In recent years, Macalester has become renowned for its high academic  standards and its continued stand for justice and equality . Last Spring (2013), student protesters demanded that Mac no longer do business with a certain bank that is considered a “predatory lender” and has been disturbingly quick to foreclose on homes during the recession. Two of these students were judged by a committee, which included the President of Macalester, to have gone too far, and were severely punished. Subsequently, this and other administrative actions during the protest and prior to the incident came under under attack by shocked and disillusioned alumni.  The administration posted its defense. I joined the discussion  with my letter defending the students; it is slightly edited here:

SUBJECT: Alumni Response to KWOC Issue
This distress caused by disagreement over what constitutes legitimate activism and the proper punishment of activist students reminds me that we alumni who make gifts to our colleges and universities out of gratitude for our own years as students are likely to be disappointed, as the priorities of institutions change. Macalester in 2013 is not the Macalester of 1959. Good or bad, that’s the reality. Sadly, this is the kind of giving most of us can afford, with pure gratitude and sentiment. It is only a few people – especially at a school like Mac (able to select its students for academic promise, not financial means) – who have the resources to give unconditionally.

That said, I am shocked by President Rosenberg’s hasty response to Jerry Fisher’s letter of disapproval over the committee’s harsh actions against the students who staged the protest.  In my opinion, the best kind of administrator would have first acknowledged the legitimacy of the students’ concern. He or she then would have explained in some detail just how the decision to stay with Wells Fargo was made – with facts. Furthermore, this case should have been made with those students, and not have even gone as far as to the newspapers and the alumni.

I don’t know those students, and perhaps they are a nuisance, but I support their right to ask their administration to consider the stain on the school by giving its business to any bank that has a  reputation of predatory lending and unfair foreclosures.

That said, I admit that I am a holder of several accounts with the bank in question.

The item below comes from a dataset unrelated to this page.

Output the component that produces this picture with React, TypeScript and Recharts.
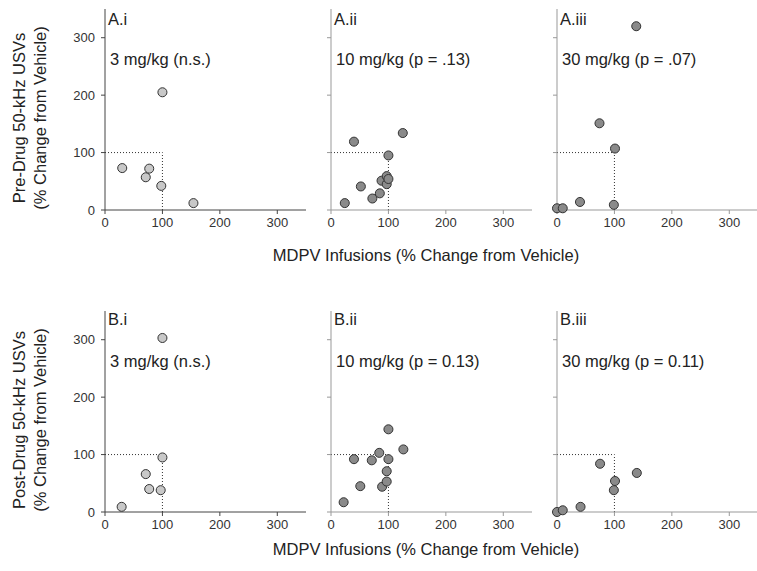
import { ScatterChart, Scatter, XAxis, YAxis, ReferenceLine } from 'recharts'

type Pt = { x: number; y: number }

// axes shared by all six panels
const infusionTicks = [0, 100, 200, 300]
const usvTicks = [0, 100, 200, 300]
const axisMax = 350
const vehicleLevel = 100

// row A: pre-drug USVs vs MDPV infusions
const preLow: Pt[] = [
  { x: 30, y: 73 }, { x: 71, y: 57 }, { x: 77, y: 72 },
  { x: 98, y: 42 }, { x: 100, y: 205 }, { x: 154, y: 12 },
]
const preMid: Pt[] = [
  { x: 24, y: 12 }, { x: 40, y: 119 }, { x: 52, y: 41 }, { x: 72, y: 20 },
  { x: 85, y: 29 }, { x: 88, y: 51 }, { x: 97, y: 45 }, { x: 97, y: 59 },
  { x: 100, y: 54 }, { x: 100, y: 95 }, { x: 125, y: 134 },
]
const preHigh: Pt[] = [
  { x: 0, y: 3 }, { x: 10, y: 3 }, { x: 40, y: 14 }, { x: 74, y: 151 },
  { x: 99, y: 9 }, { x: 101, y: 107 }, { x: 138, y: 320 },
]

// row B: post-drug USVs vs MDPV infusions
const postLow: Pt[] = [
  { x: 29, y: 9 }, { x: 71, y: 66 }, { x: 77, y: 40 },
  { x: 97, y: 38 }, { x: 100, y: 95 }, { x: 100, y: 303 },
]
const postMid: Pt[] = [
  { x: 22, y: 17 }, { x: 40, y: 92 }, { x: 51, y: 45 }, { x: 71, y: 90 },
  { x: 84, y: 103 }, { x: 89, y: 44 }, { x: 97, y: 53 }, { x: 97, y: 71 },
  { x: 100, y: 92 }, { x: 100, y: 144 }, { x: 126, y: 109 },
]
const postHigh: Pt[] = [
  { x: 0, y: 0 }, { x: 10, y: 3 }, { x: 41, y: 9 }, { x: 75, y: 84 },
  { x: 99, y: 38 }, { x: 101, y: 54 }, { x: 139, y: 68 },
]

const panelLabels = ['A.i', 'A.ii', 'A.iii', 'B.i', 'B.ii', 'B.iii']
const doseLabels = [
  '3 mg/kg (n.s.)', '10 mg/kg (p = .13)', '30 mg/kg (p = .07)',
  '3 mg/kg (n.s.)', '10 mg/kg (p = 0.13)', '30 mg/kg (p = 0.11)',
]
const rowTitles = [
  ['Pre-Drug 50-kHz USVs', '(% Change from Vehicle)'],
  ['Post-Drug 50-kHz USVs', '(% Change from Vehicle)'],
]
const xTitle = 'MDPV Infusions (% Change from Vehicle)'

const font = '"Liberation Sans", Arial, sans-serif'
const colX = [105, 331, 557]
const rowTop = [9, 311]
const plot = 201
const yW = 40
const mTop = 10
const mRight = 10
const xH = 30

function Panel({ data, col, row, fill }: { data: Pt[]; col: number; row: number; fill: string }) {
  const first = col === 0
  const axisColor = first ? '#444' : '#999'
  const tick = { fontSize: 13, fill: '#333', fontFamily: font }
  return (
    <div style={{ position: 'absolute', left: colX[col] - yW, top: rowTop[row] - mTop }}>
      <ScatterChart
        width={yW + plot + mRight}
        height={mTop + plot + xH}
        margin={{ top: mTop, right: mRight, bottom: 0, left: 0 }}
      >
        <XAxis
          type="number" dataKey="x" domain={[0, axisMax]} ticks={infusionTicks}
          height={xH} tick={tick} tickSize={4} tickMargin={4}
          stroke={axisColor} tickLine={{ stroke: axisColor }}
        />
        <YAxis
          type="number" dataKey="y" domain={[0, axisMax]} ticks={usvTicks}
          width={yW} tick={tick} tickSize={4} tickMargin={6}
          stroke={axisColor} tickLine={{ stroke: axisColor }}
          tickFormatter={first ? undefined : () => ''}
        />
        <ReferenceLine
          segment={[{ x: 0, y: vehicleLevel }, { x: vehicleLevel, y: vehicleLevel }]}
          stroke="#333" strokeDasharray="1 2"
        />
        <ReferenceLine
          segment={[{ x: vehicleLevel, y: 0 }, { x: vehicleLevel, y: vehicleLevel }]}
          stroke="#333" strokeDasharray="1 2"
        />
        <Scatter data={data} fill={fill} stroke="#333" strokeWidth={1} isAnimationActive={false} />
      </ScatterChart>
    </div>
  )
}

export default function App() {
  const rows = [[preLow, preMid, preHigh], [postLow, postMid, postHigh]]
  const fills = ['#c8c8c8', '#8a8a8a', '#8a8a8a']
  return (
    <div style={{ position: 'absolute', left: 0, top: 0, width: 757, height: 571, overflow: 'hidden', background: '#fff', fontFamily: font }}>
      {rows.map((r, ri) =>
        r.map((d, ci) => <Panel key={`${ri}-${ci}`} data={d} col={ci} row={ri} fill={fills[ci]} />)
      )}
      <svg width={757} height={571} style={{ position: 'absolute', left: 0, top: 0, pointerEvents: 'none' }}>
        <g fontFamily={font} fill="#222">
          {[0, 1].map((ri) =>
            [0, 1, 2].map((ci) => (
              <g key={`${ri}-${ci}`}>
                <text x={colX[ci] + 3} y={ri === 0 ? 25 : 325} fontSize={16.5}>{panelLabels[ri * 3 + ci]}</text>
                <text x={colX[ci] + 5} y={rowTop[ri] + 56} fontSize={16.5}>{doseLabels[ri * 3 + ci]}</text>
              </g>
            ))
          )}
          {rowTitles.map((lines, ri) => {
            const cy = ri === 0 ? 118 : 420
            return (
              <g key={ri}>
                <text x={25} y={cy} fontSize={16.5} textAnchor="middle" transform={`rotate(-90 25 ${cy})`}>{lines[0]}</text>
                <text x={46} y={cy} fontSize={16.5} textAnchor="middle" transform={`rotate(-90 46 ${cy})`}>{lines[1]}</text>
              </g>
            )
          })}
          <text x={426} y={260.5} fontSize={16.5} textAnchor="middle">{xTitle}</text>
          <text x={426} y={555} fontSize={16.5} textAnchor="middle">{xTitle}</text>
        </g>
      </svg>
    </div>
  )
}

However, I didn’t  choose Wells Fargo; they chose me by buying out my original bank (First Interstate) and my financial advisor (Prudential). Though banks can absorb each other easily, I  know firsthand it is not easy for customers to switch banks at an advanced age – and that may well be Mac’s only justifiable excuse.  If Macalester is going to continue to appeal to people with causes and conscience, then it must live up to the highest standards of this constituency.  Mac seems to be a crossroads, or perhaps (suggested by other reported disappointing actions) it has taken a slide further down a slippery slope.  I am not close enough to the scene to understand fully how far the administration has strayed, but I do hope the Trustees investigate.

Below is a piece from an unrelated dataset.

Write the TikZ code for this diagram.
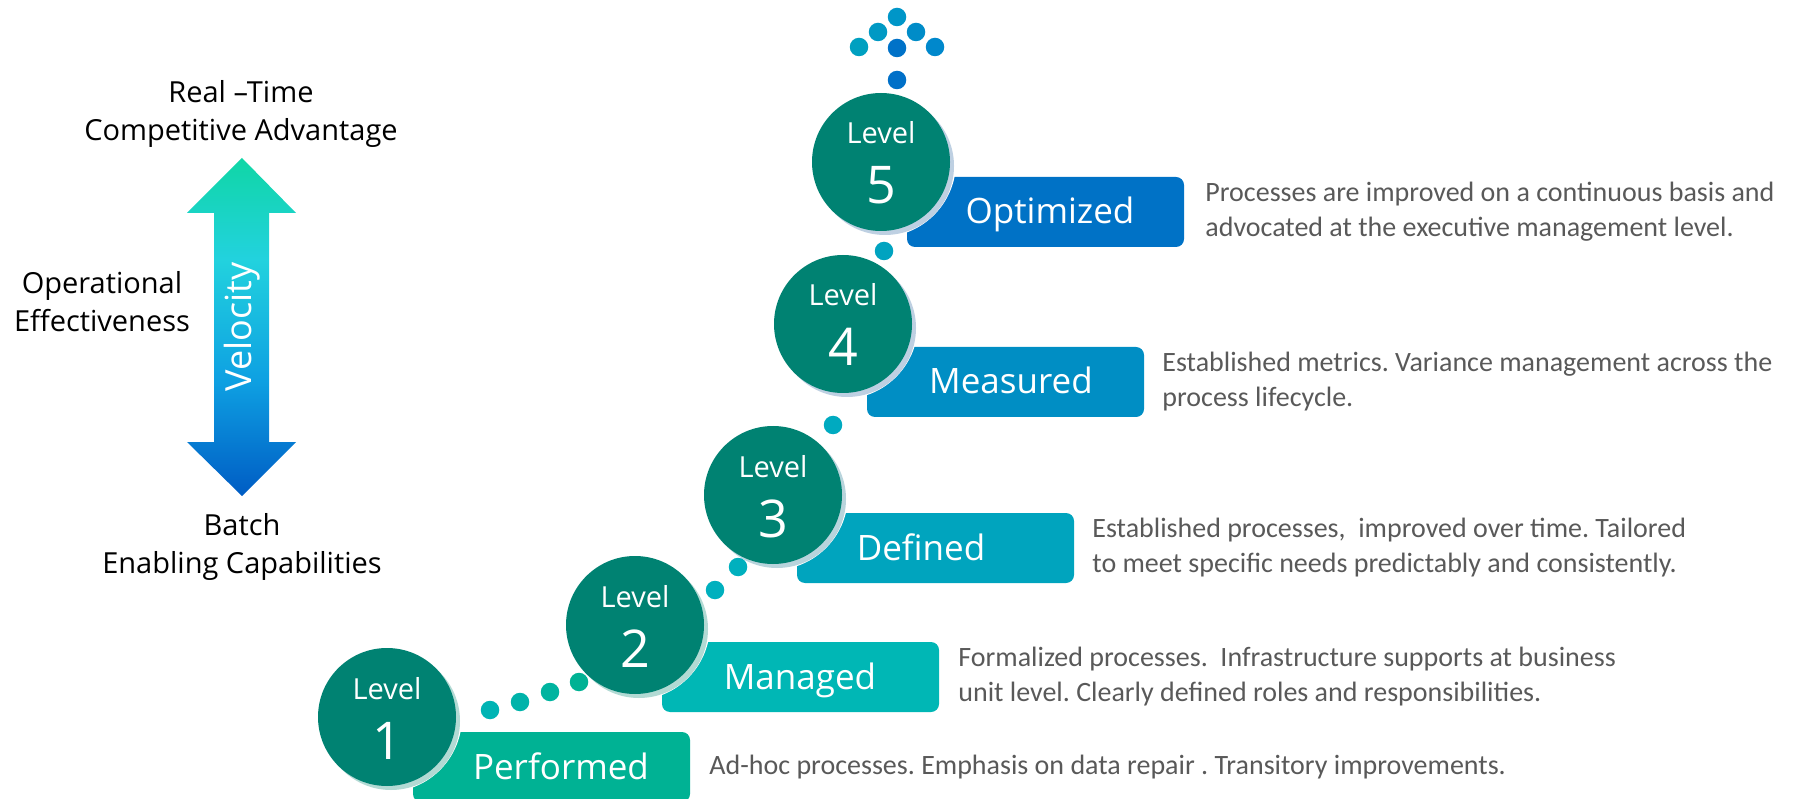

I also hope that someone – perhaps faculty – will give some attention to the root of the matter, the issue that has precipitated student protest, and explore it to the fullest with all students. What is the bank doing intentionally and what are the unintentional consequences? Can we hold a financial institution to a moral standard?  Can we as an educational organization or an educated public do anything to change bank practices?  Should there be legislation proposed to protect people from losing their homes?
And then: What defines a home?
A new book by Howard Mansfield titled: Dwelling in Possibility; Searching for the Soul of Shelter is a good place to examine that question

The overall theme is to understand what kinds of relationships we have with our houses.  He begins with discussions of hearth and the changes that came with electricity. He discusses clutter, why people hate the Frank Lloyd Wright usonian houses, and the differences between straight sidewalks and meandering paths, before going on to a recollection of the burning of homes in World War II.

We remember the Blitz, but we rarely remember that American and English warfare tactics include the deliberate fire-bombing of German and Japanese cities to make its people homeless and break their spirits of the people. That was our goal. 

Perhaps we can take a leap of imagination and understand how young people with good minds and hearts can believe Wells Fargo and, by association, Macalester College, is breaking the spirits of the people when the banks unfairly foreclose on homes after having loaned money to the same homeowners for their mortgages. These hearts and minds must be our first concern.